Afghanistan’s government protested against a US deal to free five high-ranking Taliban militants in exchange for a US soldier arguing the transfer of the men from a Guantanamo Bay jail to Qatar violated international law.
The five prisoners were flown to Qatar on Sunday as part of the agreement to release Army Sergeant Bowe Bergdahl, the only known US prisoner of war in Afghanistan, held captive for five years.
Bergdahl was flown out of Afghanistan to a military hospital in Germany on Sunday.
Photo: AFP
The prisoner swap has stoked anger in Afghanistan, where many view the deal as a further sign of a US desire to disengage from Afghanistan as quickly as possible. Washington has mapped out a plan to fully withdraw all of its troops by the end of 2016.
“No government can transfer citizens of a country to a third country as prisoners,” the Afghan Foreign Affairs Ministry said in a statement issued late on Sunday.
Afghan President Hamid Karzai, who was excluded from the deal to avoid leaks according to the US government, has not commented on the prisoner swap, although the foreign ministry statement was e-mailed from his media office.
Under the terms of the deal cut by Qatari intermediaries, the five Taliban detainees were released from Guantanamo Bay, Cuba, where they had been held since it opened in 2002, and flown to Qatar where they must stay for a year.
Senior officials at the Afghan intelligence agency say they believe the men will return to the battlefield and bolster the insurgency just as most foreign combat troops prepare to exit by the end of this year.
All five prisoners were classed as “high-risk” and “likely to pose a threat” by the Pentagon and held senior positions in the Taliban regime before it was topped by a US led coalition in 2001.
At least two of them are suspected of committing war-crimes, including the murder of thousands of Afghan Shiites, according to leaked US military cables.
The swap has similarly drawn protest from US Republican politicians who have called it negotiating with terrorists and warned the freed men will likely return to battle.

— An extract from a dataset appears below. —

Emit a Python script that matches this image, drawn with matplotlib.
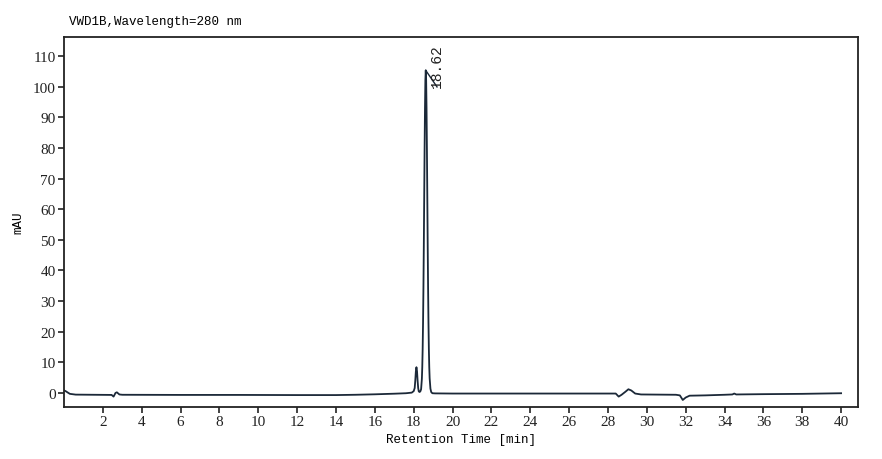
import numpy as np
import matplotlib.pyplot as plt

# Chromatogram (time in min, signal in mAU)
tid = [0.00, 0.08, 0.15, 0.30, 0.60, 1.50, 2.45, 2.55, 2.65, 2.72, 2.85, 3.00,
       6.00, 9.00, 12.00, 14.00, 15.00, 16.00, 17.00, 17.60, 17.90, 18.00,
       18.05, 18.08, 18.11, 18.14, 18.17, 18.20, 18.23, 18.26, 18.30, 18.34,
       18.38, 18.42, 18.44, 18.46, 18.48, 18.50, 18.52, 18.54, 18.56, 18.58,
       18.60, 18.62, 18.64, 18.66, 18.68, 18.70, 18.72, 18.74, 18.76, 18.78,
       18.80, 18.82, 18.86, 18.90, 18.96, 19.10, 20.00, 22.00, 26.00, 28.40,
       28.55, 28.70, 28.90, 29.05, 29.20, 29.40, 29.70, 31.50, 31.70, 31.85,
       32.00, 32.20, 33.00, 34.00, 34.40, 34.50, 34.60, 36.00, 38.00, 40.00]
signal = [0.8, 0.6, 0.3, -0.3, -0.55, -0.6, -0.65, -1.2, 0.0, 0.2, -0.5, -0.6,
          -0.65, -0.65, -0.7, -0.7, -0.6, -0.45, -0.25, -0.1, 0.1, 0.6,
          1.6, 4.0, 7.0, 8.4, 7.1, 4.0, 1.6, 0.5, 0.3, 0.5,
          1.2, 4.6, 8.4, 14.2, 22.8, 34.2, 48.2, 63.9, 79.5, 92.9,
          102.1, 105.3, 102.1, 92.9, 79.5, 63.9, 48.2, 34.2, 22.8, 14.2,
          8.4, 4.8, 1.4, 0.3, -0.1, -0.15, -0.2, -0.2, -0.2, -0.2,
          -1.2, -0.6, 0.4, 1.2, 0.8, -0.2, -0.5, -0.6, -0.8, -2.3,
          -1.5, -0.9, -0.8, -0.6, -0.5, -0.2, -0.5, -0.4, -0.3, -0.1]

topp_tid = 18.62
topp_hoyde = 105.3
x_ticks = list(range(2, 41, 2))
y_ticks = list(range(0, 111, 10))

fig = plt.figure(figsize=(8.82, 4.60), dpi=100)
ax = fig.add_axes([0.0726, 0.113, 0.9002, 0.8044])

ax.plot(tid, signal, color="#1b2838", lw=1.3)

# peak label with leader line
ax.plot([topp_tid, topp_tid + 0.58], [topp_hoyde, topp_hoyde - 5.4], color="#1b2838", lw=1.0)
ax.text(topp_tid + 0.56, topp_hoyde - 5.4, f"{topp_tid:.2f}", rotation=90,
        ha="center", va="bottom", fontsize=10.5, family="Liberation Mono", color="#222222")

ax.set_xlim(0, 40.87)
ax.set_ylim(-4.6, 116.2)
ax.set_xticks(x_ticks)
ax.set_yticks(y_ticks)
ax.tick_params(direction="out", length=4, width=1.2, labelsize=11, colors="#222222",
               top=False, right=False, pad=2)
for lab in ax.get_xticklabels() + ax.get_yticklabels():
    lab.set_family("Liberation Serif")
for sp in ax.spines.values():
    sp.set_linewidth(1.3)
    sp.set_color("#222222")

ax.set_xlabel("Retention Time [min]", family="Liberation Mono", fontsize=9, labelpad=3)
ax.set_ylabel("mAU", family="Liberation Mono", fontsize=9, labelpad=6)
fig.text(69 / 882, 1 - 22 / 460, "VWD1B,Wavelength=280 nm", family="Liberation Mono",
         fontsize=9, va="center", ha="left")

fig.savefig("out.png", dpi=100)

While Bergdahl’s released on Saturday was celebrated by his family and his hometown, and could be seen as a coup for US President Barack Obama as he winds down the US’ longest war, Senator John McCain and other Republicans questioned whether the administration had acted properly in releasing the militants.
“These are the highest high-risk people. Others that we have released have gone back into the fight,” said McCain, a former prisoner of war and Vietnam War veteran.
“That’s been documented. So it’s disturbing to me that the Taliban are the ones that named the people to be released.” he said on CBS’ Face the Nation.
As the Obama administration sought to counter the criticism, Bergdahl was flown to Landstuhl Regional Medical Center in Germany for medical treatment.
After receiving care he would be transferred to another facility in San Antonio, Texas, US defense officials said, without giving a date for his return to the US.
Washington has defended the swap as critical to saving Bergdahl’s life, with officials saying that his health had deteriorated sharply.
“Had we waited and lost him, I don’t think anybody would have forgiven the United States government,” US National Security Adviser Susan Rice said.
Mullah Mohammad Omar, the spiritual leader of the Taliban, issued a rare statement praising the release of the Guantanamo five as a “big victory,” and congratulating “all the mujahidin.”
Bergdahl’s parents, Bob and Jani, held a tearful press conference on Sunday in which they revealed they have yet to speak to their son. They thanked all who were behind the effort to retrieve him.
“Bowe has been gone so long that it’s going to be very difficult to come back,” his father Bob said, likening the process to decompression as a diver slowly resurfaces.
“If he comes up too fast, it could kill him,” Bob Bergdahl said.